Towards learning an interpreted language with recurrent models
Denis Paperno

Neural network models are general purpose learning devices that show good results on many practical tasks, but can they master language the way humans do? To address this question, we train recurrent neural models to interpret simple languages that feature key properties of natural language: recursive syntactic structure and compositional semantics. We find that a long short-term memory network (LSTM) can learn an analog of a recursive rule that allows it to generalize to unseen complex examples, but only in certain favorable conditions.

The languages in our experiments contain names for entities (e.g. Ann) and functions on entities (e.g. parent). The target language features either a head-initial construction (the parent of Ann) or a head-final construction (Ann's parent), which give rise to right-branching or left-branching recursive structures, respectively. Each expression of the language refers to an entity. Identifying it correctly requires the knowledge of recursive structure, since recombining the same words (Ann's friend's child vs. Ann's child's friend) yields different interpretations.

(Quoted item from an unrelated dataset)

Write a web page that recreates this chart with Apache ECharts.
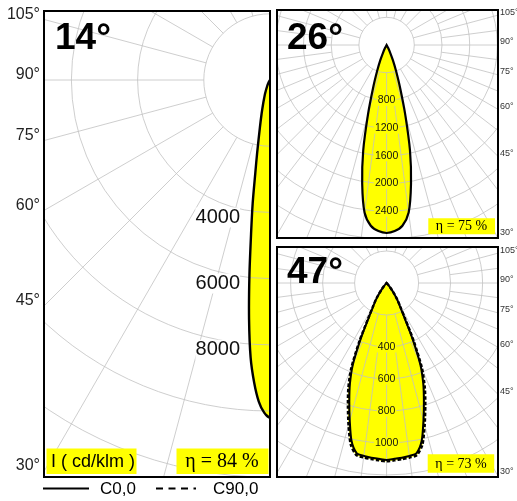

The LSTM does learn to interpret unseen complex examples such as Ann's child's friend correctly, which means the network implicitly masters the recursive rule involved. Moreover, like a human language learner, it generalizes from small input data to more complex examples than seen at training time. On the other hand, the LSTM shows limitations in its generalization capacity: training data have to be presented in a particular order and quantity, and perfect generalization is achieved only for left-branching recursion.